*Written problem*. Copy, exactly as written, the lines that begin at the one containing "Generate a LaTeX" and end at the one containing "sep=0pt, anchor=base east]". Skip any pictures in the data below.

+++ Records shown

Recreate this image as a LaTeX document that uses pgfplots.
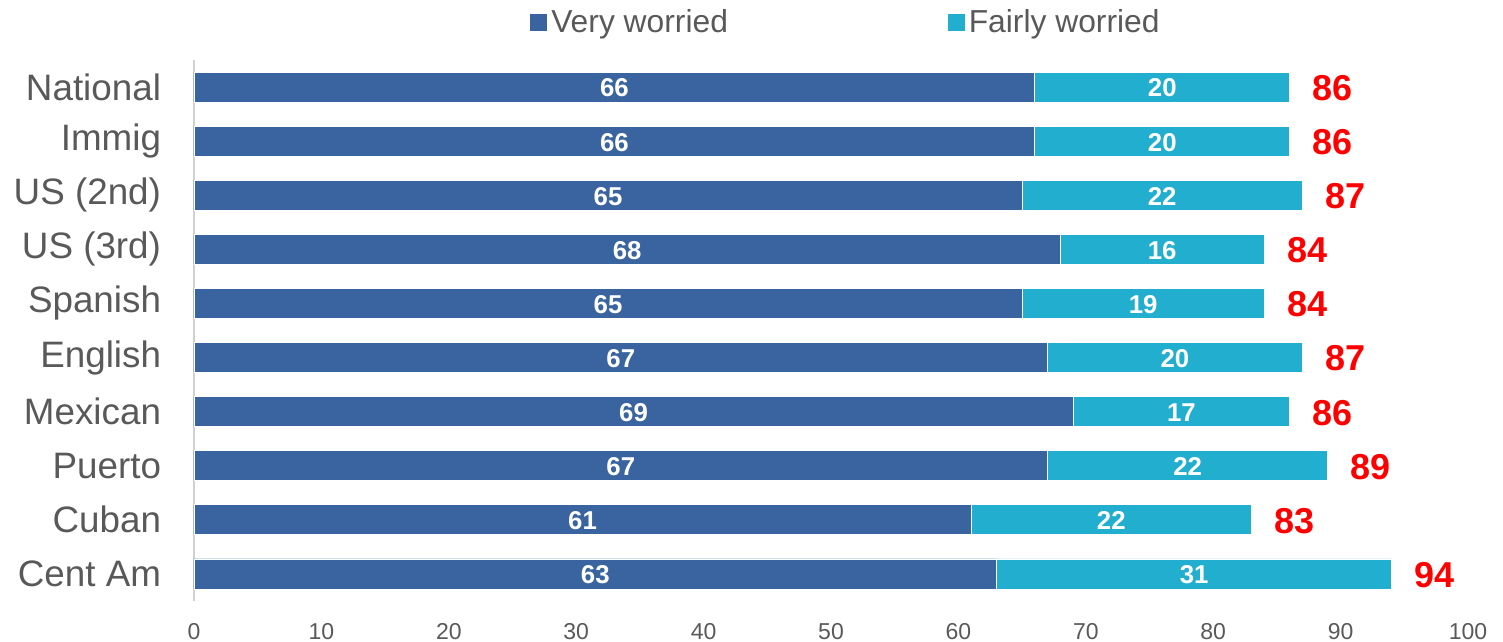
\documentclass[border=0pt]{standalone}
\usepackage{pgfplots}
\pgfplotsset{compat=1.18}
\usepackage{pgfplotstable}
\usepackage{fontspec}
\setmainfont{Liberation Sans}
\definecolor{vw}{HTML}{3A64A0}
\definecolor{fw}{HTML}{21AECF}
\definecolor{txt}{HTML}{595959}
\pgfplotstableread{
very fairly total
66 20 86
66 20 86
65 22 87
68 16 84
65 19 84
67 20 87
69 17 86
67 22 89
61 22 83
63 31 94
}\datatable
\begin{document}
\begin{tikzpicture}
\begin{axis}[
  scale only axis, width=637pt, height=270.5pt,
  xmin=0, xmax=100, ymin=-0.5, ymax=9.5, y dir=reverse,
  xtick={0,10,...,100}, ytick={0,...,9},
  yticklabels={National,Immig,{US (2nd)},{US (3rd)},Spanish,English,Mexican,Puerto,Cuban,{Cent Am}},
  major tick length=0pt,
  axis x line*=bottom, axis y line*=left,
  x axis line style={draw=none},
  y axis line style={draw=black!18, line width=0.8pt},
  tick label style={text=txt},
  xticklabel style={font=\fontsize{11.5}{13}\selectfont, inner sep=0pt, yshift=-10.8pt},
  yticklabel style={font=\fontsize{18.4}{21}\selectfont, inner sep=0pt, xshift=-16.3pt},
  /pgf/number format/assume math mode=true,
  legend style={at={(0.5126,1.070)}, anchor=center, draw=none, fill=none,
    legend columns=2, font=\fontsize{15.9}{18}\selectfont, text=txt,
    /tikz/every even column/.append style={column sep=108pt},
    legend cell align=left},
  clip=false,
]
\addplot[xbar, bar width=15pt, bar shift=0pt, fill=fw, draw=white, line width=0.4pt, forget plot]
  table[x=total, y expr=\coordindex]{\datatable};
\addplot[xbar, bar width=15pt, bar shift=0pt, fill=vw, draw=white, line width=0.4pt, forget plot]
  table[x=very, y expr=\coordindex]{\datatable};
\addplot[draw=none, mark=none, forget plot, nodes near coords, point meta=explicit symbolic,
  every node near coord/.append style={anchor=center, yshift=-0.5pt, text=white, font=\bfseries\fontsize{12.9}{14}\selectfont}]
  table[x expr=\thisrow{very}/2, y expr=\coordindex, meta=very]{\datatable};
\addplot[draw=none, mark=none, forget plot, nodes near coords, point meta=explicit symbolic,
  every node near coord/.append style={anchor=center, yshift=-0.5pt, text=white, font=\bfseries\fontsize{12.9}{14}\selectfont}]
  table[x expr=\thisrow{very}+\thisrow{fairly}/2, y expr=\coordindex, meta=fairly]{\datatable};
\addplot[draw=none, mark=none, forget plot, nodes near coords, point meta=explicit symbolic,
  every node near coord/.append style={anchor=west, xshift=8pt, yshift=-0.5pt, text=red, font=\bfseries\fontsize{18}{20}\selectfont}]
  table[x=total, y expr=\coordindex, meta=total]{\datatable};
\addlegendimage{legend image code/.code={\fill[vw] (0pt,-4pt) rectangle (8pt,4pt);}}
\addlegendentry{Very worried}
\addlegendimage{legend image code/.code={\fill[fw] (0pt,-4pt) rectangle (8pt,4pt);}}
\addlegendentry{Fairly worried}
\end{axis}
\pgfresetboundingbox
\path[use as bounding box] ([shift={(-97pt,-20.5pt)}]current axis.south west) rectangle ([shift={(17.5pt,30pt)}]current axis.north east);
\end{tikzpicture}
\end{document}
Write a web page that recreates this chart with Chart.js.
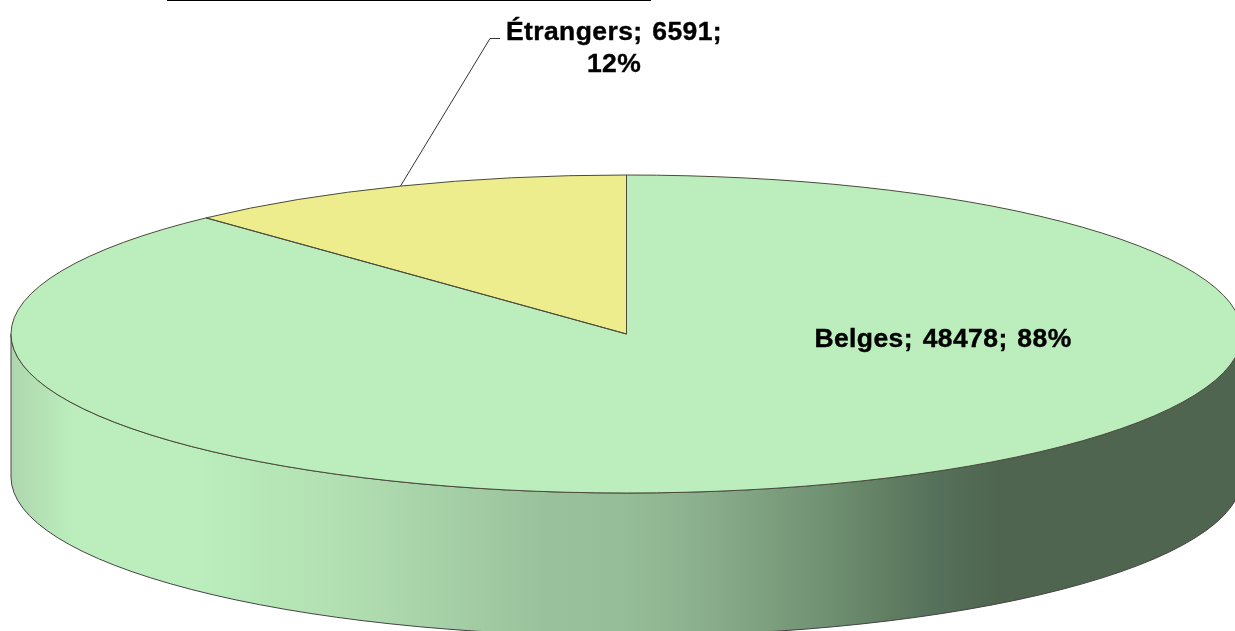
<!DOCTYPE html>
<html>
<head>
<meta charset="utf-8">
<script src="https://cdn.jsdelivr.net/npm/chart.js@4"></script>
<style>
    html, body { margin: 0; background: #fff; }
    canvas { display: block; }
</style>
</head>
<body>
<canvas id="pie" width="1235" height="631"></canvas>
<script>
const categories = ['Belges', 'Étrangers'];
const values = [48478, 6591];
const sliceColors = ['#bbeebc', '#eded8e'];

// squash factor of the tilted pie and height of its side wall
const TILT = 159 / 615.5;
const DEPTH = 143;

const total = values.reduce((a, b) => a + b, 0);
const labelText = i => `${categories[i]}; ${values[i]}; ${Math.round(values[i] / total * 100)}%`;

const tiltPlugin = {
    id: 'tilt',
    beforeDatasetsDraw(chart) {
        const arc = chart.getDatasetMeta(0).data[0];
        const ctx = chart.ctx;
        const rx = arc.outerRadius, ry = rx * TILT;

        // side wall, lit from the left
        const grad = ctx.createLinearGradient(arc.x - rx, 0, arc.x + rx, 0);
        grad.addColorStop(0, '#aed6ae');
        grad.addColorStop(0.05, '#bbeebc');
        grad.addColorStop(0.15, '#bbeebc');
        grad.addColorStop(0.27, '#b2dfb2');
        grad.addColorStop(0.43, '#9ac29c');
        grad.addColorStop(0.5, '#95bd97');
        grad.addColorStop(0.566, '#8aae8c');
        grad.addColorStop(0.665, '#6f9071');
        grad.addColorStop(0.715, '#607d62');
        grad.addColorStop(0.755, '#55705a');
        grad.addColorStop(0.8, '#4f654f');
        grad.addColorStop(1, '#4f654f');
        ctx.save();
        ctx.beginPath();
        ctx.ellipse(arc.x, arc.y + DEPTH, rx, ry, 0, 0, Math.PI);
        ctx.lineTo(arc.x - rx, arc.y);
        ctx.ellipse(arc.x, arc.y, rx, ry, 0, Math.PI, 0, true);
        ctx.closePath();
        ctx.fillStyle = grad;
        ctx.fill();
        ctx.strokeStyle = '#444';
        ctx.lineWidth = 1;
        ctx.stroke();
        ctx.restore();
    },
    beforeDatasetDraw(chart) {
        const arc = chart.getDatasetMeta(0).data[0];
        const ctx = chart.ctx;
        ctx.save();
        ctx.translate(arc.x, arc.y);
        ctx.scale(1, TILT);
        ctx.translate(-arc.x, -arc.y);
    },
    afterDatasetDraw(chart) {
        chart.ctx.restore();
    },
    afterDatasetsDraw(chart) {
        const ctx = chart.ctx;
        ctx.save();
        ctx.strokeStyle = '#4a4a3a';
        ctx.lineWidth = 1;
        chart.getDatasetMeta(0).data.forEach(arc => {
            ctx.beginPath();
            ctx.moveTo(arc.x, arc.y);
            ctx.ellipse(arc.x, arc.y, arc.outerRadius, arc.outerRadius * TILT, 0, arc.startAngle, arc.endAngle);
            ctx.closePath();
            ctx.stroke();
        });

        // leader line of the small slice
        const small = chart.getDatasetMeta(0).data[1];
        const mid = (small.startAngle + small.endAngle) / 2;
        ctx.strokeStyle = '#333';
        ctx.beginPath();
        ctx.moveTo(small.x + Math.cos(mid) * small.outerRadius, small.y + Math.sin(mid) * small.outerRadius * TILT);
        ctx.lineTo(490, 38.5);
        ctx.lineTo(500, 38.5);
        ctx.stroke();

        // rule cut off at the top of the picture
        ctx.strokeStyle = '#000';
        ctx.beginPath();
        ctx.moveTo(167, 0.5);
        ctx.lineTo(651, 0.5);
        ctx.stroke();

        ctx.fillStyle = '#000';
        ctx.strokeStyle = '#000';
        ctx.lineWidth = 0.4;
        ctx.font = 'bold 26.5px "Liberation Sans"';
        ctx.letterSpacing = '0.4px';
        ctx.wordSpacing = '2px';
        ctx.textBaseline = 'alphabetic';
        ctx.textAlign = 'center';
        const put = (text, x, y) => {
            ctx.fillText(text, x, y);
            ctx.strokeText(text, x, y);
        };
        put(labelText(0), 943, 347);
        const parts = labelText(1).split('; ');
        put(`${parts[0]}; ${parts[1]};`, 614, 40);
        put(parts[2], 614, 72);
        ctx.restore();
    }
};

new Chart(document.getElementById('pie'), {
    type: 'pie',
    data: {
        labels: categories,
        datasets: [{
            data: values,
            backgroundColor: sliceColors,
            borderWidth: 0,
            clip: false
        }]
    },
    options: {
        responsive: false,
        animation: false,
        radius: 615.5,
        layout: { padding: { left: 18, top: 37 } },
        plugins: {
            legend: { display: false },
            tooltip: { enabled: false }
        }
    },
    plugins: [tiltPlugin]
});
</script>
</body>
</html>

++++++
+++ Records shown

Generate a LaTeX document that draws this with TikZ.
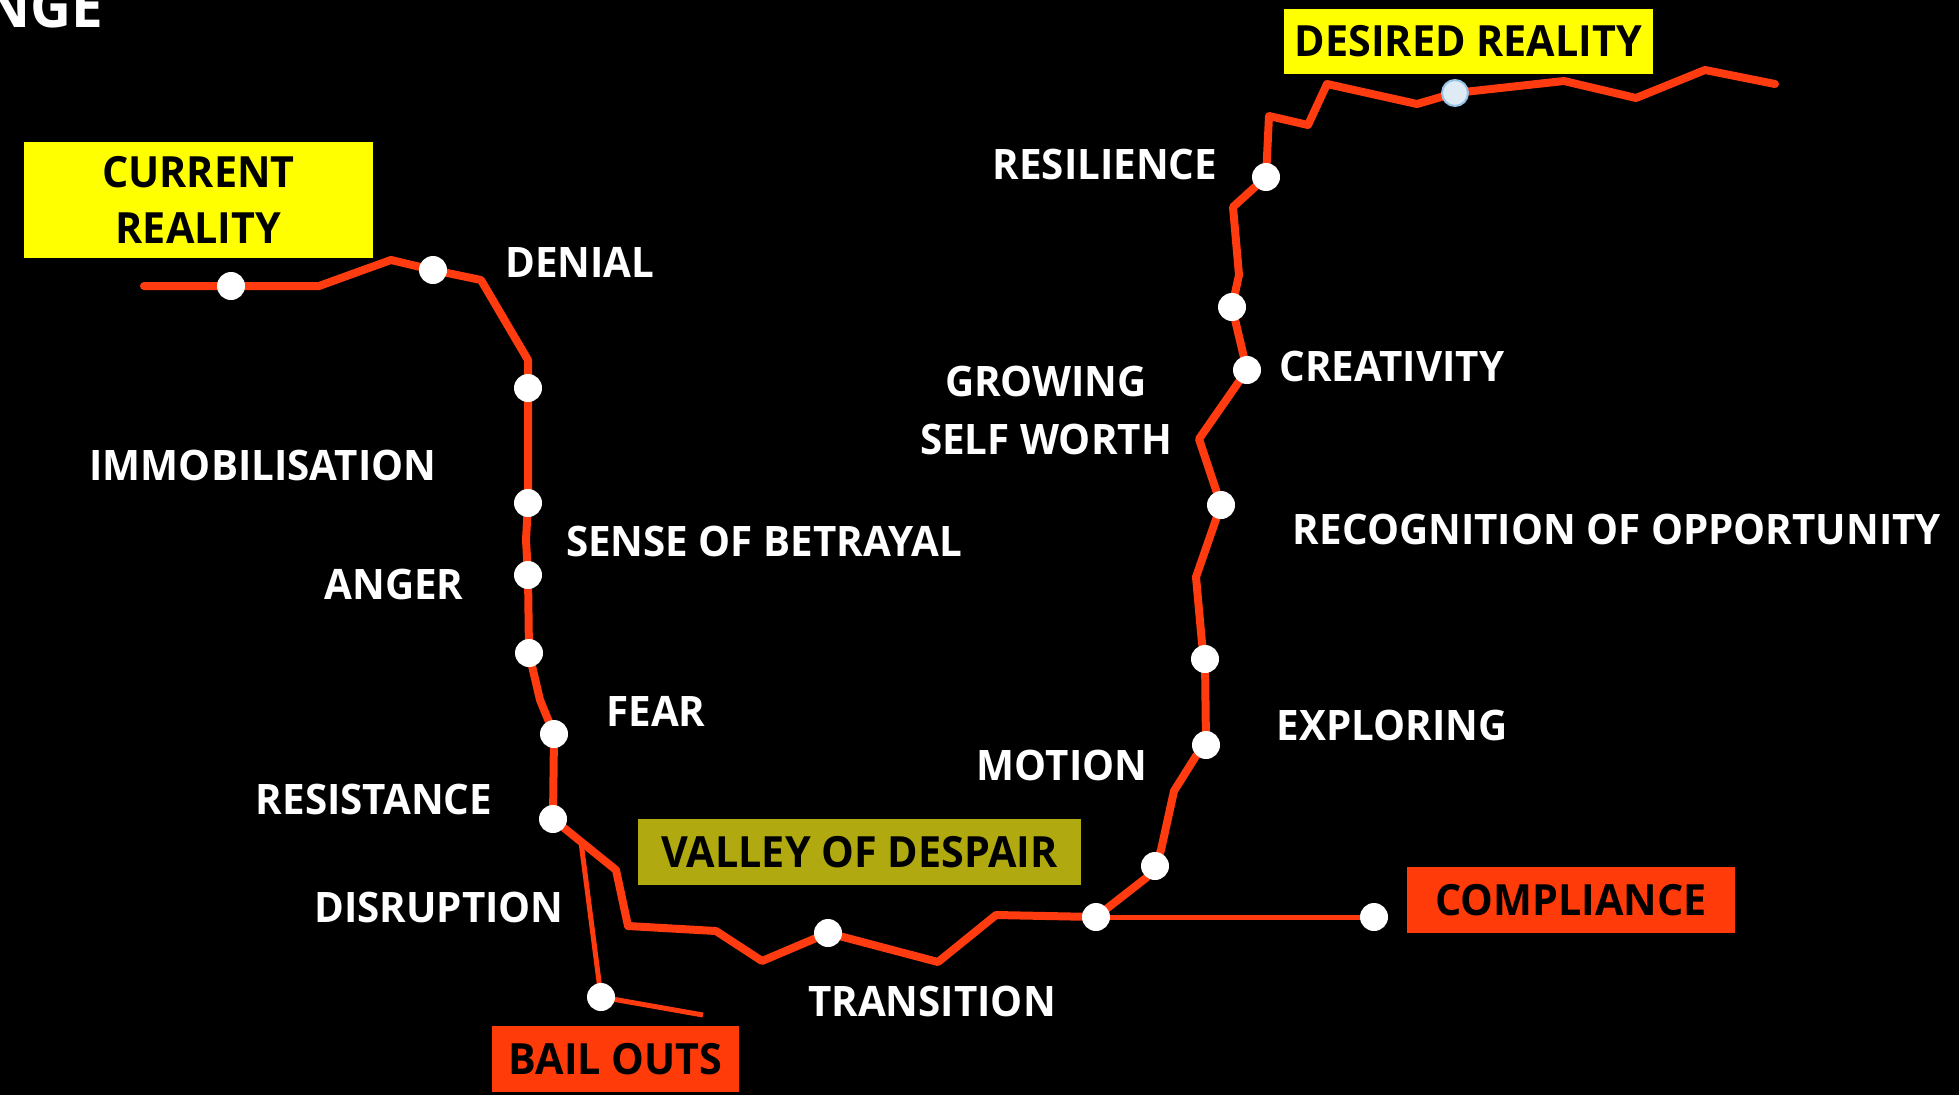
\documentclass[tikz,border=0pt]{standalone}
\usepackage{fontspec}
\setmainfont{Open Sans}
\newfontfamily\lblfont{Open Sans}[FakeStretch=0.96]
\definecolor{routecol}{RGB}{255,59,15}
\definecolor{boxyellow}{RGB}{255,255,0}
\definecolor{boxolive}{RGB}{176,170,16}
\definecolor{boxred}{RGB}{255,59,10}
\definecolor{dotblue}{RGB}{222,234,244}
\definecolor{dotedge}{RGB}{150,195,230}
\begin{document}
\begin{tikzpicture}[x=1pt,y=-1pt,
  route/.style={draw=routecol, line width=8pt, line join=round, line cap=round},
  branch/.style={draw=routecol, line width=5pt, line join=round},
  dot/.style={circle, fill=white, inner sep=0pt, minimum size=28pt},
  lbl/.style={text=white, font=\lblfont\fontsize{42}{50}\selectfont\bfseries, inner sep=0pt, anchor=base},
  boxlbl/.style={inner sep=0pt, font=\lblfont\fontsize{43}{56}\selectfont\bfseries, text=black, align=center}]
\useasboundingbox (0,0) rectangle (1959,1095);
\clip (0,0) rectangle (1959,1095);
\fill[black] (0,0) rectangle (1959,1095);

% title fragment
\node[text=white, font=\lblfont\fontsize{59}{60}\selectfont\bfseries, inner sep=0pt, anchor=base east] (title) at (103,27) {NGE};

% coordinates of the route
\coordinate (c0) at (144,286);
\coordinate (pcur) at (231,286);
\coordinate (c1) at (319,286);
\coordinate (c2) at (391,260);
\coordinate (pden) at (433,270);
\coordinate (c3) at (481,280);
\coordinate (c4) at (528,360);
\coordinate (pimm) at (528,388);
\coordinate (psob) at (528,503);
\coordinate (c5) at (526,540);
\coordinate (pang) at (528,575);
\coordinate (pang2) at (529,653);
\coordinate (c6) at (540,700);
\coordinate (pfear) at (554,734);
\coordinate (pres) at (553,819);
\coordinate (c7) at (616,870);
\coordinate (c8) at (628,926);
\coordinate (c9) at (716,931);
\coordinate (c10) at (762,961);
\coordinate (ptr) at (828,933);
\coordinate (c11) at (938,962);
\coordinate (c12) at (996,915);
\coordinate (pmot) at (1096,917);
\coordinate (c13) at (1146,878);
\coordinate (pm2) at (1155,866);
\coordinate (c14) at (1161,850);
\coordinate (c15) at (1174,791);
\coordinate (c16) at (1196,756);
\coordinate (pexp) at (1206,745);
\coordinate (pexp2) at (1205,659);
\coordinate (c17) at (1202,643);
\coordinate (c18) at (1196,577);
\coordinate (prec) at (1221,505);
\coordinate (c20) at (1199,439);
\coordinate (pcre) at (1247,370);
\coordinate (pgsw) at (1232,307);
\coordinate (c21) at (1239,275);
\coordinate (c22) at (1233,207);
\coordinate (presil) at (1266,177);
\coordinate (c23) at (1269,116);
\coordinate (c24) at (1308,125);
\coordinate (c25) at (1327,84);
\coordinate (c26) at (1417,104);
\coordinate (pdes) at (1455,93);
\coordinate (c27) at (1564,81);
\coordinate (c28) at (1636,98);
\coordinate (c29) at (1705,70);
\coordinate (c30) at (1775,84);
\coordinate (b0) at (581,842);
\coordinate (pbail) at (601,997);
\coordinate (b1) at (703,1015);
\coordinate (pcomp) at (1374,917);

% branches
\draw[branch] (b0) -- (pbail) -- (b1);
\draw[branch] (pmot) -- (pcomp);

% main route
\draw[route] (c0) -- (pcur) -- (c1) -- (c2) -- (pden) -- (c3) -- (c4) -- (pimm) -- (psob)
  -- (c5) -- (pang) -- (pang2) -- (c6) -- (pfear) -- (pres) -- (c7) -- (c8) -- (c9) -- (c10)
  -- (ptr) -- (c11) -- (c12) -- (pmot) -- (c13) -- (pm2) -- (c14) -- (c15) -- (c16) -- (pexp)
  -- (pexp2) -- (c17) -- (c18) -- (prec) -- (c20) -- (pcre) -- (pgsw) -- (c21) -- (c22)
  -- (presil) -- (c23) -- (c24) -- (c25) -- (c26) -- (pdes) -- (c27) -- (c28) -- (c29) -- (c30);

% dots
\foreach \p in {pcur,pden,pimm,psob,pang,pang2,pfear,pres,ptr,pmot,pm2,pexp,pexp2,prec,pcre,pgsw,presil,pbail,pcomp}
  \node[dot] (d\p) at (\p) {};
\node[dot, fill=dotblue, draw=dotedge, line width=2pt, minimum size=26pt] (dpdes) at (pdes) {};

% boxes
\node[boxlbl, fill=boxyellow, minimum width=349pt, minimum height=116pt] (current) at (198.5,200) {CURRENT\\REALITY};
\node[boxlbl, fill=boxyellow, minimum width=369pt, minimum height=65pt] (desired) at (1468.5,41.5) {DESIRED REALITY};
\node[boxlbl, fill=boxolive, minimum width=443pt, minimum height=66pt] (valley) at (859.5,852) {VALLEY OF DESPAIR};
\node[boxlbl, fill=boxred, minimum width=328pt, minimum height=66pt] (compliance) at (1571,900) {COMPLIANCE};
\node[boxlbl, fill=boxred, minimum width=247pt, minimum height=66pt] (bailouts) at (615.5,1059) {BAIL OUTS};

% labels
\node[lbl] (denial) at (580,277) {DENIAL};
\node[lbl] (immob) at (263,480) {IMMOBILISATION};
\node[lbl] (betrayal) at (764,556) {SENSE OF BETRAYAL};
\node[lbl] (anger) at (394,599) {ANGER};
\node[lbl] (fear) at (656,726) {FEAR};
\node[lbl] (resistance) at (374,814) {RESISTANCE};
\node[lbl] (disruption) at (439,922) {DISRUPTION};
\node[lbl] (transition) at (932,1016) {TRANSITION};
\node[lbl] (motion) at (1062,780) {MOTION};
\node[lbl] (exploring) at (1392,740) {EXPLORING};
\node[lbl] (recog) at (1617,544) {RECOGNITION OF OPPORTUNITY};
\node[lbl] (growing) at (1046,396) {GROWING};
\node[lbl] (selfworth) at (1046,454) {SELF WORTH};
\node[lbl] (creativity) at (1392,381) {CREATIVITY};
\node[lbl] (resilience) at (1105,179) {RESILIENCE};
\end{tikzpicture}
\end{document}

++++++

*Exercise result*.
Generate a LaTeX document that draws this with TikZ.
\documentclass[tikz,border=0pt]{standalone}
\usepackage{fontspec}
\setmainfont{Open Sans}
\newfontfamily\lblfont{Open Sans}[FakeStretch=0.96]
\definecolor{routecol}{RGB}{255,59,15}
\definecolor{boxyellow}{RGB}{255,255,0}
\definecolor{boxolive}{RGB}{176,170,16}
\definecolor{boxred}{RGB}{255,59,10}
\definecolor{dotblue}{RGB}{222,234,244}
\definecolor{dotedge}{RGB}{150,195,230}
\begin{document}
\begin{tikzpicture}[x=1pt,y=-1pt,
  route/.style={draw=routecol, line width=8pt, line join=round, line cap=round},
  branch/.style={draw=routecol, line width=5pt, line join=round},
  dot/.style={circle, fill=white, inner sep=0pt, minimum size=28pt},
  lbl/.style={text=white, font=\lblfont\fontsize{42}{50}\selectfont\bfseries, inner sep=0pt, anchor=base},
  boxlbl/.style={inner sep=0pt, font=\lblfont\fontsize{43}{56}\selectfont\bfseries, text=black, align=center}]
\useasboundingbox (0,0) rectangle (1959,1095);
\clip (0,0) rectangle (1959,1095);
\fill[black] (0,0) rectangle (1959,1095);

% title fragment
\node[text=white, font=\lblfont\fontsize{59}{60}\selectfont\bfseries, inner sep=0pt, anchor=base east] (title) at (103,27) {NGE};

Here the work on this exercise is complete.